Written request ->
Copy out the lines that include the word "with".

+ + +

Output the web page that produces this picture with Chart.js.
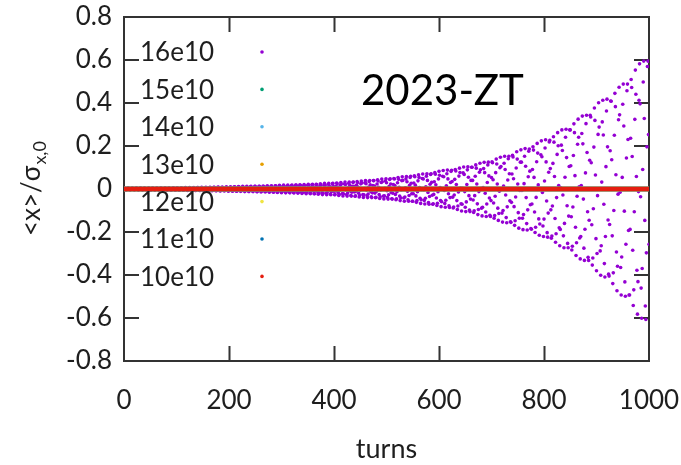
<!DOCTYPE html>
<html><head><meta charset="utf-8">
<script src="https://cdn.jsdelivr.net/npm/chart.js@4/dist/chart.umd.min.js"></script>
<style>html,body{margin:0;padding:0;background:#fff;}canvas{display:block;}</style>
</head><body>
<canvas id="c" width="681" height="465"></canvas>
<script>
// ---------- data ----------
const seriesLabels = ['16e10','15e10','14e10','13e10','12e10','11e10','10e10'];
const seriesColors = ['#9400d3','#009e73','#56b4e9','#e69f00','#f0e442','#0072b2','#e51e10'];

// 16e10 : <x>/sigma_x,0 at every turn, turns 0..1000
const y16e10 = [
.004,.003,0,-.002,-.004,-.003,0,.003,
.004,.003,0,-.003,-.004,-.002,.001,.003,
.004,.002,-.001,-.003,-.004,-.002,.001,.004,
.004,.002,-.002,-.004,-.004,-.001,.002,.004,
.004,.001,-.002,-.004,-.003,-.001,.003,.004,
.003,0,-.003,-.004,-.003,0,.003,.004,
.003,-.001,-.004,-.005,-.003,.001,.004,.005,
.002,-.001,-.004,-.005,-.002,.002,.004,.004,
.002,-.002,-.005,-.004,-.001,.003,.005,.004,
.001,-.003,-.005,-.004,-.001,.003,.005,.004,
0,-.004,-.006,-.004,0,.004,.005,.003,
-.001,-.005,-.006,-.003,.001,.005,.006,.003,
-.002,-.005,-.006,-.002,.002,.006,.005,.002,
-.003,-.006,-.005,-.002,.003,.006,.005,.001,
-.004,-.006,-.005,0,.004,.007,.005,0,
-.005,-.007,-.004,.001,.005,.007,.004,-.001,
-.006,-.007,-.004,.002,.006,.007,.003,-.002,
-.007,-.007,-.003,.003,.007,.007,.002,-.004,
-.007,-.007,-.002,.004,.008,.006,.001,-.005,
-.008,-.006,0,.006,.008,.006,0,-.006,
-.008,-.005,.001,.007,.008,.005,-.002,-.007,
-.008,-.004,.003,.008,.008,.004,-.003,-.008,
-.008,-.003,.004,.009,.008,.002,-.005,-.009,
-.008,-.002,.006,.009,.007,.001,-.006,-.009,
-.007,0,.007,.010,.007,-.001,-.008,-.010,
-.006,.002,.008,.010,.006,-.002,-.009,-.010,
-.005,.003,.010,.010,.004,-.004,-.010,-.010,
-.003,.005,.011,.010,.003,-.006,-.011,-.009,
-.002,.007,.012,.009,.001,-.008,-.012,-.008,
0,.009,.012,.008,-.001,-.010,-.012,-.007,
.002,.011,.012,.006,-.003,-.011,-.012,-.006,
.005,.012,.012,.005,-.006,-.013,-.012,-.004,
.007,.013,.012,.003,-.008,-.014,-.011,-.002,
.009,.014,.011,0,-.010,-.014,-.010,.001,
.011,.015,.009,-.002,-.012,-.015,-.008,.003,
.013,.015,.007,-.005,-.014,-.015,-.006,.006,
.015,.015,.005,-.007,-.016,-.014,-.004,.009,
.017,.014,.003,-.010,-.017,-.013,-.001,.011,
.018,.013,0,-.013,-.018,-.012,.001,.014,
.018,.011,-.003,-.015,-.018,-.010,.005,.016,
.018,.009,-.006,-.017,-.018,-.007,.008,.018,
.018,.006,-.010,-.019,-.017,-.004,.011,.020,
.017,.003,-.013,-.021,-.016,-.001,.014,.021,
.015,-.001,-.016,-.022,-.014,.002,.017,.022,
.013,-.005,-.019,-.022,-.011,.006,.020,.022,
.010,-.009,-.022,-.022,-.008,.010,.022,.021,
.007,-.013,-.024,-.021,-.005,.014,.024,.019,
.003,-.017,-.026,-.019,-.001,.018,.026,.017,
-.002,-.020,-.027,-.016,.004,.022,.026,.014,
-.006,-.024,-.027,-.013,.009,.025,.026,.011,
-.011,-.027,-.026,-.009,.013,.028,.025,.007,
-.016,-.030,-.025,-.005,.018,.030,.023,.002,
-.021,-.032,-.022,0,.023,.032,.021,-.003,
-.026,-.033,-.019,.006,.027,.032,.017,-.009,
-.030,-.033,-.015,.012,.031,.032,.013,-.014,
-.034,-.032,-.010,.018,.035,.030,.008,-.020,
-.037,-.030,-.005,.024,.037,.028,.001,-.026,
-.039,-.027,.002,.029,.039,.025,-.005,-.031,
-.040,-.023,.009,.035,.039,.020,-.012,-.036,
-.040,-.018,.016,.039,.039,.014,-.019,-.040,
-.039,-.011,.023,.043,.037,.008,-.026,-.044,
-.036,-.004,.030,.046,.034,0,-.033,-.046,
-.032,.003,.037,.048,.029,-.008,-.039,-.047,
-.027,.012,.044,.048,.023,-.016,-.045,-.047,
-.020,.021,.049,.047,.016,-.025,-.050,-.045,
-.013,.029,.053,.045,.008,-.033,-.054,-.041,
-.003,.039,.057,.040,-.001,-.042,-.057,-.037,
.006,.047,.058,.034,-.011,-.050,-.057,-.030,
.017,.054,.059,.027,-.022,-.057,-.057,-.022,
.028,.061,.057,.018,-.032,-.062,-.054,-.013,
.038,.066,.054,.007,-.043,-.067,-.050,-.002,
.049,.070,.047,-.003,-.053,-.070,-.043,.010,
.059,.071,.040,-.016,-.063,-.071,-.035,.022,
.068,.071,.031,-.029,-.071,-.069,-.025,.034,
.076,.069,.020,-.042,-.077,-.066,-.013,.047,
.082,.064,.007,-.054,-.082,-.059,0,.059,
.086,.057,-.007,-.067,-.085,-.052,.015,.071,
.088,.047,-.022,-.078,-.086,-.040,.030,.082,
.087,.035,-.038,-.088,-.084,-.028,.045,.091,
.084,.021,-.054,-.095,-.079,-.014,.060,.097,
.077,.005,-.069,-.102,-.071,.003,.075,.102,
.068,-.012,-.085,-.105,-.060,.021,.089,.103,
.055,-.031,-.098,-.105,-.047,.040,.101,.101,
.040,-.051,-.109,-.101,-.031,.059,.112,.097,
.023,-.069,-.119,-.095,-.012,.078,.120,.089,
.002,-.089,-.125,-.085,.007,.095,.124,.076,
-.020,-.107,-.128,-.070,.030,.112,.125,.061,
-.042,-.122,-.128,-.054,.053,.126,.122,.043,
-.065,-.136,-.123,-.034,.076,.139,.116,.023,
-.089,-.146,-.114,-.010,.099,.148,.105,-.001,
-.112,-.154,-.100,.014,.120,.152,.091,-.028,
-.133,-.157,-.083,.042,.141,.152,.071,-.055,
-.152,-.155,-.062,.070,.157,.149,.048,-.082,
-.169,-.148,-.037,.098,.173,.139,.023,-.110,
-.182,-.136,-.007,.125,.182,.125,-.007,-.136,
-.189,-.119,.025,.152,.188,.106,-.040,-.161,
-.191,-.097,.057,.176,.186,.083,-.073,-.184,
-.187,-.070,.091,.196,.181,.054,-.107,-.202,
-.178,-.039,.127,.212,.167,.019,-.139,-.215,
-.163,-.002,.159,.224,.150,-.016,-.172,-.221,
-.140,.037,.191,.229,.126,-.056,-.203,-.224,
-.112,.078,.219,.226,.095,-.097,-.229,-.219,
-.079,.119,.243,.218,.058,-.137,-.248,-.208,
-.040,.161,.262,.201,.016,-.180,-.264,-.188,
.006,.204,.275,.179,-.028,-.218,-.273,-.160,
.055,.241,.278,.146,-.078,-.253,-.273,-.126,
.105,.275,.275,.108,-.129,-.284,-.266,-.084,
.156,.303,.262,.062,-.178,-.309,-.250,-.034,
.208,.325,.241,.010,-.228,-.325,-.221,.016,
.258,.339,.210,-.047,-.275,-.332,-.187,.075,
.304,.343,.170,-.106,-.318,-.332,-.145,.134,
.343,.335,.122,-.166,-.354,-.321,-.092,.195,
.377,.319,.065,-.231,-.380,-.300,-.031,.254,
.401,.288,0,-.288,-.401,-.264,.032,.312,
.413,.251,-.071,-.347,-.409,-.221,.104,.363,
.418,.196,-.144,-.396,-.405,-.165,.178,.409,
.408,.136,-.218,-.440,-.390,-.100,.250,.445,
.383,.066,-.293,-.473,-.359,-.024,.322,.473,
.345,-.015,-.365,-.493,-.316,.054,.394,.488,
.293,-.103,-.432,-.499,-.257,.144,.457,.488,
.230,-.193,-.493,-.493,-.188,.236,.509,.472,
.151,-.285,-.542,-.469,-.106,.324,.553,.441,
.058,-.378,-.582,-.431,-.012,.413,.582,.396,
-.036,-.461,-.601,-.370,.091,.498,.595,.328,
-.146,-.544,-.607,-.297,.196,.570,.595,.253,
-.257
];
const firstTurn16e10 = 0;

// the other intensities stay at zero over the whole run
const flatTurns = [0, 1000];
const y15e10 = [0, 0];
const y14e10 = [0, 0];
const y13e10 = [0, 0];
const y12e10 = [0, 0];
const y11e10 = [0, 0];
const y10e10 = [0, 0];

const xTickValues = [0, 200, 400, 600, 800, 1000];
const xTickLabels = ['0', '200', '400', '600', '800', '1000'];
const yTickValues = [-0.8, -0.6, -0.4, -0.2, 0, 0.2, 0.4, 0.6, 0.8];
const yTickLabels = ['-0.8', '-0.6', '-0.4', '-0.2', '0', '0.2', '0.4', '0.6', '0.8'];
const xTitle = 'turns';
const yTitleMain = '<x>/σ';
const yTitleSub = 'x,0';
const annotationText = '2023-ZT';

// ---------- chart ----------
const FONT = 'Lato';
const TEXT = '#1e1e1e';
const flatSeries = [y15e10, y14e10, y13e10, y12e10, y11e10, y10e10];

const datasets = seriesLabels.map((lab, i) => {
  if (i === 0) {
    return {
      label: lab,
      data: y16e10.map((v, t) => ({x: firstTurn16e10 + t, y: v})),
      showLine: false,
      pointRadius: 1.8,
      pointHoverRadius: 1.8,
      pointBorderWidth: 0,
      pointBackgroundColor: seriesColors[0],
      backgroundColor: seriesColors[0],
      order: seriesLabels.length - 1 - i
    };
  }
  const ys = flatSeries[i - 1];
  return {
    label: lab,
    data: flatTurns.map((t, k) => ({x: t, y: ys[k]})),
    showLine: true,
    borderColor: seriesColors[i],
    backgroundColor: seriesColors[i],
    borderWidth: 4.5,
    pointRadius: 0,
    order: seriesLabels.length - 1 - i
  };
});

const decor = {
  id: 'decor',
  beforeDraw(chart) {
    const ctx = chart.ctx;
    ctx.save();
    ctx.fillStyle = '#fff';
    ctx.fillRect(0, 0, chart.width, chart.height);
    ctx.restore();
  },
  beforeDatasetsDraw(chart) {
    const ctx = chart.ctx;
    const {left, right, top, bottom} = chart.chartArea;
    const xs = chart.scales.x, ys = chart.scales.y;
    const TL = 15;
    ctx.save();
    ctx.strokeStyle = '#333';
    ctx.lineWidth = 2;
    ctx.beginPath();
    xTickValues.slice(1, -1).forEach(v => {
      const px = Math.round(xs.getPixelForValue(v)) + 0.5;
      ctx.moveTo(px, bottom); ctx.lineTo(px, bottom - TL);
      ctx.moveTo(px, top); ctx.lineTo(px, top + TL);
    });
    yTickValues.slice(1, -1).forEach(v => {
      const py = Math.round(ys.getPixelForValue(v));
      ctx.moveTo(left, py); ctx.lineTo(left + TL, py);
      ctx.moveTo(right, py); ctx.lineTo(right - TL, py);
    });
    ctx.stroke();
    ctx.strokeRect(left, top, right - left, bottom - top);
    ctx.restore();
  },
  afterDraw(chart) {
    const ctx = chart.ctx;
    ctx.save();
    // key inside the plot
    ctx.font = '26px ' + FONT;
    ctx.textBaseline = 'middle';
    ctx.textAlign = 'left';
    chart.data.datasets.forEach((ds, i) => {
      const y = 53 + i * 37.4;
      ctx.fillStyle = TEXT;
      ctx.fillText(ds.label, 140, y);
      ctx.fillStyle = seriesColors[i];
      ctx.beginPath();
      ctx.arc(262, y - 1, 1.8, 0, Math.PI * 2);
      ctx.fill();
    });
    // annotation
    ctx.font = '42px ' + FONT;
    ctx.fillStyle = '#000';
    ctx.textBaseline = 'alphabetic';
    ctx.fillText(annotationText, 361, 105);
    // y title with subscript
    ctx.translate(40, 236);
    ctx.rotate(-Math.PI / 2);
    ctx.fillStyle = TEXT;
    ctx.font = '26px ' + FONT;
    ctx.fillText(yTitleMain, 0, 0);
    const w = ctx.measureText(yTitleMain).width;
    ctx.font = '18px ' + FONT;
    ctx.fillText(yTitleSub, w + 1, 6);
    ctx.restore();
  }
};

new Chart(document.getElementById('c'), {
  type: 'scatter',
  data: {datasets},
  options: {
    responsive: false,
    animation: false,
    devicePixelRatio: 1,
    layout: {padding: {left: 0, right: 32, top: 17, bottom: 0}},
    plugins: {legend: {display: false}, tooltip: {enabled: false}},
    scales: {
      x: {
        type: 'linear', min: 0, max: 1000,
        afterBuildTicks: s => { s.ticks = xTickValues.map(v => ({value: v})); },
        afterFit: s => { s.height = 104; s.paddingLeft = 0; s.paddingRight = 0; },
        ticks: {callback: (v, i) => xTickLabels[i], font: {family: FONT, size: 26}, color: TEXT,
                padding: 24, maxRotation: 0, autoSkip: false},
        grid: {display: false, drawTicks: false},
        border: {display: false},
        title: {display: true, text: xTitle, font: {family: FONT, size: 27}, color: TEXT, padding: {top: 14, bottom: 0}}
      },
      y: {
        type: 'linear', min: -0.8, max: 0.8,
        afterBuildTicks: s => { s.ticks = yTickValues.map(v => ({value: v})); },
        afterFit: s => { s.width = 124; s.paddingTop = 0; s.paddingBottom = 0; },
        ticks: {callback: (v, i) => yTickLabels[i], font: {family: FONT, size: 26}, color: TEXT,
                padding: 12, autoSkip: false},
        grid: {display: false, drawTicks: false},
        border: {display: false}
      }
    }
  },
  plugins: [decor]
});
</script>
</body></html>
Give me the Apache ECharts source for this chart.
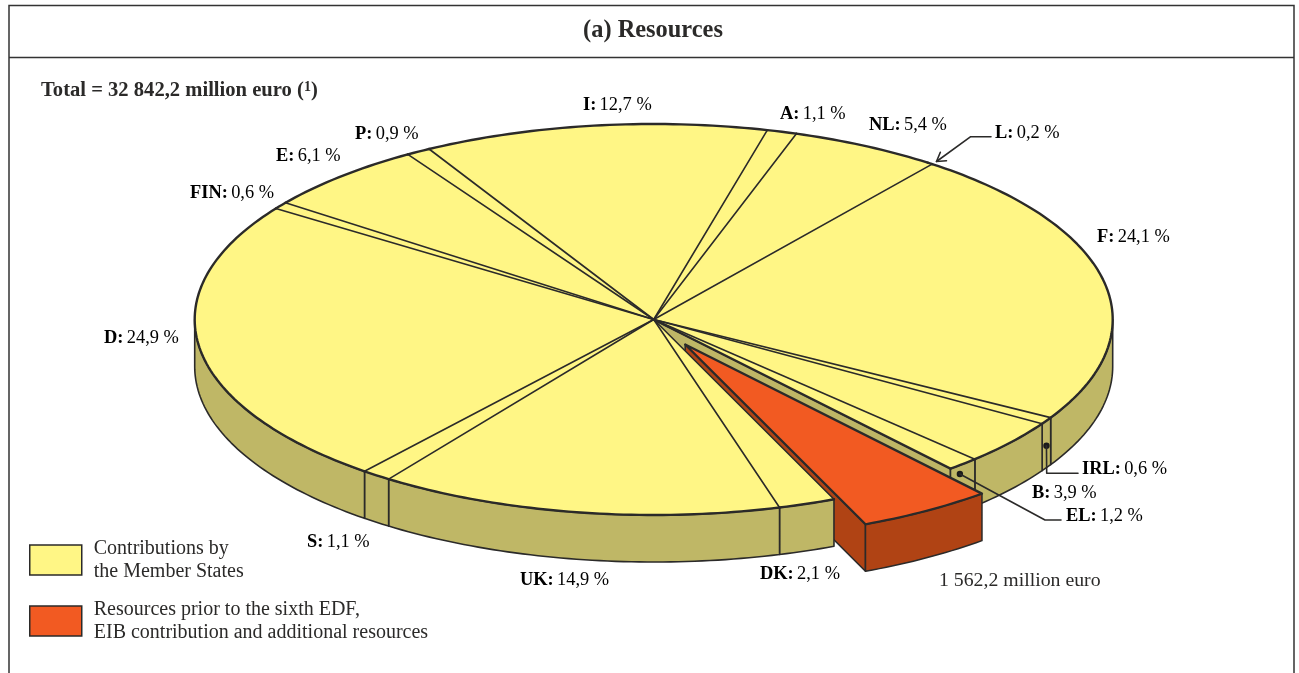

+ + +

Answer to the problem ->
Output the web page that produces this picture with Chart.js.
    // y title with subscript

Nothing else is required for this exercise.